To: SiouxPal who wrote (14625)4/26/2005 3:55:26 PM
From: Mannie  Read Replies (1) | Respond to of 361428
 
U.S. study: Iraq likely didn't ship WMD to Syria

WASHINGTON (CNN) -- It is unlikely Iraq shipped banned weapons material into Syria before the 2003 U.S.-led invasion, according to report released by the Iraq Survey Group, a CIA/Pentagon team searching for Iraqi weapons programs.

In October, the group said that the 1991 Persian Gulf War likely destroyed Iraq's capabilities of producing weapons of mass destruction and that Iraq had none when the United States invaded. (Full story)

After the October report, Vice President Dick Cheney and other U.S. officials said they believed Iraq possessed such material before the war and had moved it across the border into Syria, where the weapons may have been transferred to terrorists.

Addenda to the group's final report -- released Monday on the U.S. Government Printing Office's Web site -- threw doubt on that scenario.

"ISG judged that it was unlikely that an official transfer of WMD material from Iraq to Syria took place," the report said.

The group also said it had been unable to complete its investigation because of security concerns and couldn't rule out an "unofficial" transfer of material.

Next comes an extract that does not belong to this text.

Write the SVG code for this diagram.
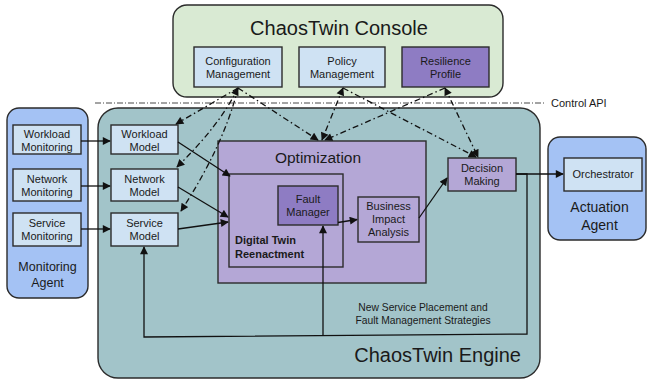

The report said that 12 years of international sanctions against Baghdad after the Gulf War had left Iraq's scientific community decimated and these experts' skills in a state of "natural decay."

The group added it was unlikely that scientists were capable of re-creating the destroyed weapons programs, meaning Iraq would have possessed little, if anything, to transfer.

"It is worth noting that even if ISG had been able to fully examine all the leads it possessed, it is unlikely that conclusive information would have been found," the report said.

Instead, the report said, detainees interviewed by the group "uniformly denied any knowledge of residual WMD that could have been secreted to Syria."

Charles Duefler, head of the Iraq Survey Group, recommended that many of the detained scientists could be released because they had been cooperative, were no longer a security risk and had no more information to share.